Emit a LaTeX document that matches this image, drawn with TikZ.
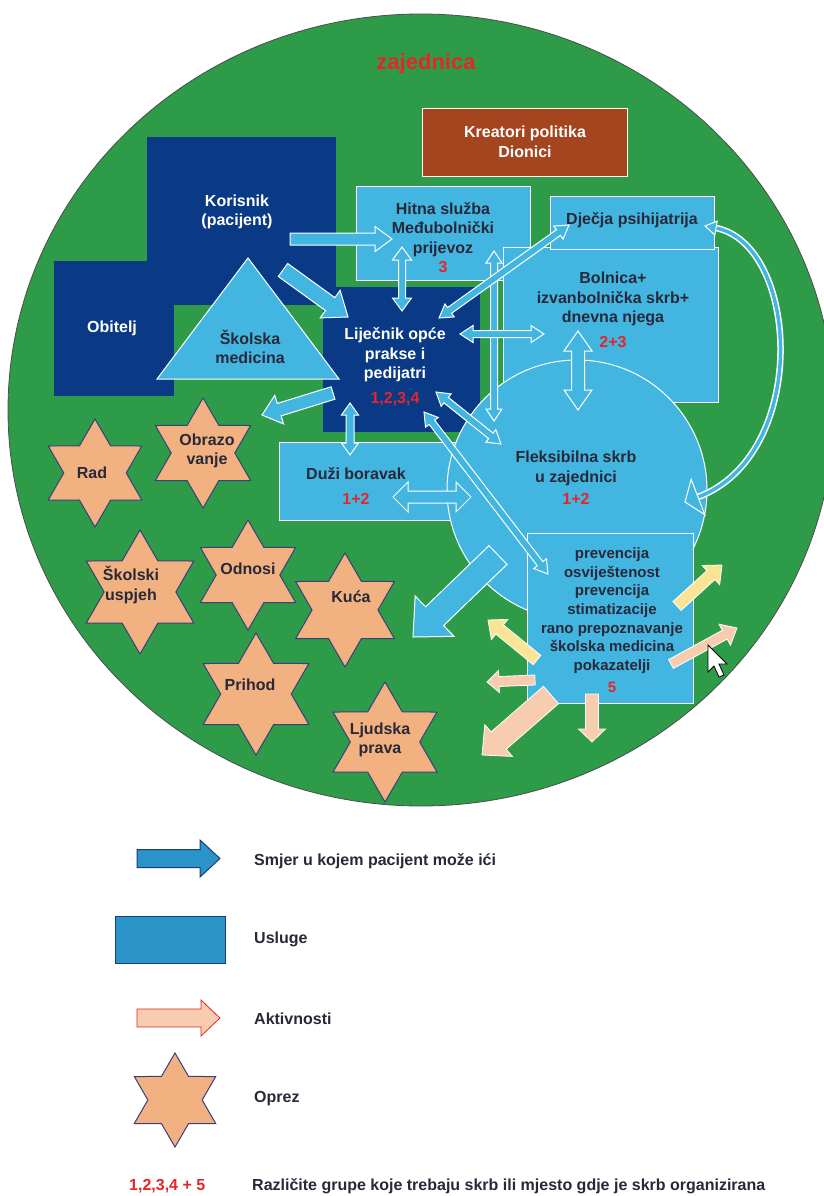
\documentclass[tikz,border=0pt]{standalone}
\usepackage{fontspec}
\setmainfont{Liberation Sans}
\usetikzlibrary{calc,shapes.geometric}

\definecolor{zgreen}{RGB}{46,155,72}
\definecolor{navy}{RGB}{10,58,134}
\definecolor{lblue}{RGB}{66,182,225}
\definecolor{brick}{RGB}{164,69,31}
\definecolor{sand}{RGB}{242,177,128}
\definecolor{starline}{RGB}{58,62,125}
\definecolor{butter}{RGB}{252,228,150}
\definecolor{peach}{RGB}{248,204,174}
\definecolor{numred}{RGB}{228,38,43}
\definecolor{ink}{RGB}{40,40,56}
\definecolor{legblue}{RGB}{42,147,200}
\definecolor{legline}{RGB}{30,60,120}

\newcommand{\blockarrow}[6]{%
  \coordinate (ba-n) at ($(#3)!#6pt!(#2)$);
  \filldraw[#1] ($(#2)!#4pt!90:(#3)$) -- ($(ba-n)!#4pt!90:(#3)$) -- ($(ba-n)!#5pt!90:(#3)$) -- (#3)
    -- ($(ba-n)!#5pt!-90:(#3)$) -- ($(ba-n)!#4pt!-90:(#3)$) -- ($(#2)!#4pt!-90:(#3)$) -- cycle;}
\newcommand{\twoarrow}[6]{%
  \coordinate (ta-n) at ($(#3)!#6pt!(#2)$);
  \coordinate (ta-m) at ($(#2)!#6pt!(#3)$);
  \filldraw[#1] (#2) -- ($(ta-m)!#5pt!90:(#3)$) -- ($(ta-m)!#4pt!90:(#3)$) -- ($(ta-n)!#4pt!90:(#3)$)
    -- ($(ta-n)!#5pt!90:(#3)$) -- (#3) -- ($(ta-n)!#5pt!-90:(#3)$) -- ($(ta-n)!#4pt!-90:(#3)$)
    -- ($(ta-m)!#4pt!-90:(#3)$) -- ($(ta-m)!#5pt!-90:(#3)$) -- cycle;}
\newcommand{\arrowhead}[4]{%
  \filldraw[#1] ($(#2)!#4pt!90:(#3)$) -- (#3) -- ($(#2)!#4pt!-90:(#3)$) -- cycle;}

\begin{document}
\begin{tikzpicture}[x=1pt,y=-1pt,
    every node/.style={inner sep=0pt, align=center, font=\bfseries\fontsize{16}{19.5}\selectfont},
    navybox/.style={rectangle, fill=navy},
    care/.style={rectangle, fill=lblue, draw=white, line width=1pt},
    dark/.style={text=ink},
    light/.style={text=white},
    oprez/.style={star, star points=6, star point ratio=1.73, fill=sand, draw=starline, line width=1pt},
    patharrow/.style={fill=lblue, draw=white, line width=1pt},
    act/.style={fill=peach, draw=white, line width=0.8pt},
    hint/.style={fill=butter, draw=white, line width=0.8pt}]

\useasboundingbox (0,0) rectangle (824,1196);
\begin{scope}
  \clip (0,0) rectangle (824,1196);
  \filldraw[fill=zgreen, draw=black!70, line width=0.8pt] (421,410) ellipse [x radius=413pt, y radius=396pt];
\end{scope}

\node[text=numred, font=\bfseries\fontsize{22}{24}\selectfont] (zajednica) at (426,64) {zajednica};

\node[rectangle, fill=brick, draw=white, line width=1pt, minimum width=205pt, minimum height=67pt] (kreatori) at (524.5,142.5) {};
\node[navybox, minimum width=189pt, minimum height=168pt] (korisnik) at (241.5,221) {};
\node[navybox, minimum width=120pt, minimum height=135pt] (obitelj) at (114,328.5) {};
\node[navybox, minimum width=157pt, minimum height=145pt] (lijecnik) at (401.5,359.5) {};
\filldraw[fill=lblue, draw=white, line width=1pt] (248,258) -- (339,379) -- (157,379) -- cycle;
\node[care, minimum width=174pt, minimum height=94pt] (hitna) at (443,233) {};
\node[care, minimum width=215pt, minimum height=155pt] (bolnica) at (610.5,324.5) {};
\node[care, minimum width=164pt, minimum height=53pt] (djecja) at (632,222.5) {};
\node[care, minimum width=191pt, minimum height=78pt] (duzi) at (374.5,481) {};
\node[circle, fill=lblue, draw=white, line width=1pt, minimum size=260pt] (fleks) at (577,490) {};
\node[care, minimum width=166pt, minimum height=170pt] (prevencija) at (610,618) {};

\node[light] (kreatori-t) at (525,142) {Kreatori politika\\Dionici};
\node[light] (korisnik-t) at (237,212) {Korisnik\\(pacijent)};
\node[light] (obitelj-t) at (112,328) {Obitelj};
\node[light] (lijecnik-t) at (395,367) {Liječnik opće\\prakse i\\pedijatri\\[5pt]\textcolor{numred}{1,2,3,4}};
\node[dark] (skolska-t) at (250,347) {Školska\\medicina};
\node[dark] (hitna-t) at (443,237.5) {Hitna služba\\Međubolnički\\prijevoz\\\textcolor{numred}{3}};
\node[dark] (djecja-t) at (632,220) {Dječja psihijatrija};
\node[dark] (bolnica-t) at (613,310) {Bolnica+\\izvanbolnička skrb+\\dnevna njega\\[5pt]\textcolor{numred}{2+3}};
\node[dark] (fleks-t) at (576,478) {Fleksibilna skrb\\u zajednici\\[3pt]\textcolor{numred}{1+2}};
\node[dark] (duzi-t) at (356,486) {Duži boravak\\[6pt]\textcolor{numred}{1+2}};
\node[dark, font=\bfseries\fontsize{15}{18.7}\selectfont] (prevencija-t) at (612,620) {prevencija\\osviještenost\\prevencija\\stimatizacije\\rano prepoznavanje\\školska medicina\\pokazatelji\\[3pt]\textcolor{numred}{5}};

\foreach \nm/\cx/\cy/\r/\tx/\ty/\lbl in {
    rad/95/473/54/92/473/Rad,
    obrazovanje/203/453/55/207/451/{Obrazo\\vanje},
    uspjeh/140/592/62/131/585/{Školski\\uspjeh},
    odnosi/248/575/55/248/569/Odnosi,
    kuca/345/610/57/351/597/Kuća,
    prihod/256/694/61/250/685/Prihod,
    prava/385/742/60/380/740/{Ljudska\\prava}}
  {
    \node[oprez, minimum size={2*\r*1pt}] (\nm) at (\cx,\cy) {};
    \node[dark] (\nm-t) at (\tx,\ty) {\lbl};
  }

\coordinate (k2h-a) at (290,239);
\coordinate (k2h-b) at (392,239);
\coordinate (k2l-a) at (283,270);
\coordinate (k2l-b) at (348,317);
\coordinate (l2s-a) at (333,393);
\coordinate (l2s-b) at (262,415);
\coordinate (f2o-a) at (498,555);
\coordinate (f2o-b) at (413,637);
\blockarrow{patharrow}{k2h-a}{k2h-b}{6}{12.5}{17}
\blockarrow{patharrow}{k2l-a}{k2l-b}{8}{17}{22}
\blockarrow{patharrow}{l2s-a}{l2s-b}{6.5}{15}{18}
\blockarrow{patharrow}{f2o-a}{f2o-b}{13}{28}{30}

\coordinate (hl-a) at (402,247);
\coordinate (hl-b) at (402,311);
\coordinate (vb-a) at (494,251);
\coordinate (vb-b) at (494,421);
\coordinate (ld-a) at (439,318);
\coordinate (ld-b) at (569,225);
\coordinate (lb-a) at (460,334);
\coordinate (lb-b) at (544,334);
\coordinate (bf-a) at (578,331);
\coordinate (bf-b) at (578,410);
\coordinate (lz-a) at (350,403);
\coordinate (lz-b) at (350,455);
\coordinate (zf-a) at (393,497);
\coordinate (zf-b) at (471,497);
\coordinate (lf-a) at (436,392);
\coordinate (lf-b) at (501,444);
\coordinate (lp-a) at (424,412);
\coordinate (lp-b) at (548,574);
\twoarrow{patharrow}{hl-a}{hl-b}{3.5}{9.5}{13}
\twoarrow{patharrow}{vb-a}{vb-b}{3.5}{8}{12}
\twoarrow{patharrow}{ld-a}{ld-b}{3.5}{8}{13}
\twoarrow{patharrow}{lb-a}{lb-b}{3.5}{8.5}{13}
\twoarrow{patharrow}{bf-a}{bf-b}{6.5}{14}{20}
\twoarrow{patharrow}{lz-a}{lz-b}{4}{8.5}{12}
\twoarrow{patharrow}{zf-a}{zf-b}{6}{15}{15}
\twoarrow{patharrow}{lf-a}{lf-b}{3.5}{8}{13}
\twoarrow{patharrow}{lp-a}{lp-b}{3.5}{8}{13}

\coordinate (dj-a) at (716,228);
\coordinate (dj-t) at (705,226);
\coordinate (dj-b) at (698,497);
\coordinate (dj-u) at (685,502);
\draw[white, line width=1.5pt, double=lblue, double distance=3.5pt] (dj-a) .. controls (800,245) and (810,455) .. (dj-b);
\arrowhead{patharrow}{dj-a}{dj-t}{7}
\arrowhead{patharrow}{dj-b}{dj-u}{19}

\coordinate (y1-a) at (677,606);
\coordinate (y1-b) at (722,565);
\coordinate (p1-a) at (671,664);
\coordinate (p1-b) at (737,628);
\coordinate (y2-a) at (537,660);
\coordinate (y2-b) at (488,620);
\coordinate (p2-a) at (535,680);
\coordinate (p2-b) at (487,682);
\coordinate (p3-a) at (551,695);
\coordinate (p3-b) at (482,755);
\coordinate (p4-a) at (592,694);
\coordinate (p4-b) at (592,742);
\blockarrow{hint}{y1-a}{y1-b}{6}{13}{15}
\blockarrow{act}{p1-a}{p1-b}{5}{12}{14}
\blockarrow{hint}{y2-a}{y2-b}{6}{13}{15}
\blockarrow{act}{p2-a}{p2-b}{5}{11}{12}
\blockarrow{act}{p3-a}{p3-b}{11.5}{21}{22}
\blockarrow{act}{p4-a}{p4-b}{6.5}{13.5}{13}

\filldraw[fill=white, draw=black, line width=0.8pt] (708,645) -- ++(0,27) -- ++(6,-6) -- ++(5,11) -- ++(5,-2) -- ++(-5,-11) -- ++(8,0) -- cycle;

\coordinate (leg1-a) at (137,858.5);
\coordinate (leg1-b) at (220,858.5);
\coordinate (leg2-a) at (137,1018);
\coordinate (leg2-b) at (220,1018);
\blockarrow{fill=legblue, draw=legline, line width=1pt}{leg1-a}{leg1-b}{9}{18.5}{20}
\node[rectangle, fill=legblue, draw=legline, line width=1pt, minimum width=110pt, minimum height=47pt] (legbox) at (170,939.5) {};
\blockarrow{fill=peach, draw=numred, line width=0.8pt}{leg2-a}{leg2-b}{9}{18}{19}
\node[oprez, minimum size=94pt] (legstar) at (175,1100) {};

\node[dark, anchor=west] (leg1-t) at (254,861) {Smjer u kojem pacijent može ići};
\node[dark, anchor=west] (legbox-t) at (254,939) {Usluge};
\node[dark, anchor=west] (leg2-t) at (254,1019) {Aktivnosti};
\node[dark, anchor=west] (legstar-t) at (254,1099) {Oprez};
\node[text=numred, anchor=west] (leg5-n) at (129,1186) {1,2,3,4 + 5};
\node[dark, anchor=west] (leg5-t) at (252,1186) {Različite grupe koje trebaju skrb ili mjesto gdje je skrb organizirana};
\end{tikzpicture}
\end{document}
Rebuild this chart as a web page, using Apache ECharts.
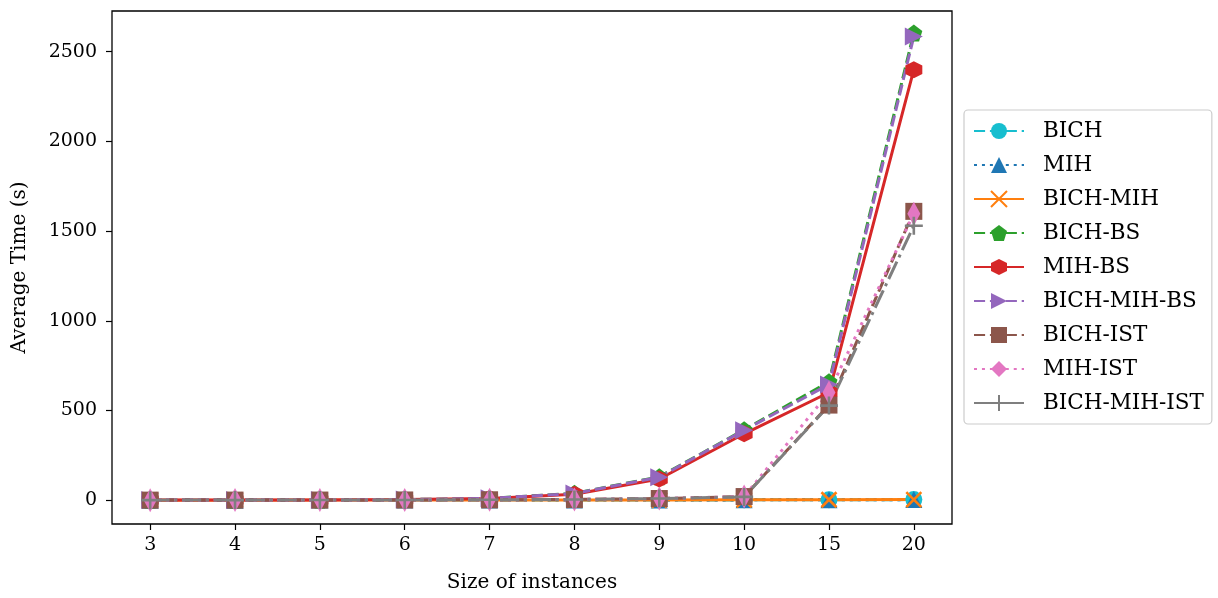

****************

Copy each line above containing the string "this".

Emit a LaTeX document that matches this image, drawn with TikZ.
Rebuild this chart as a web page, using Apache ECharts.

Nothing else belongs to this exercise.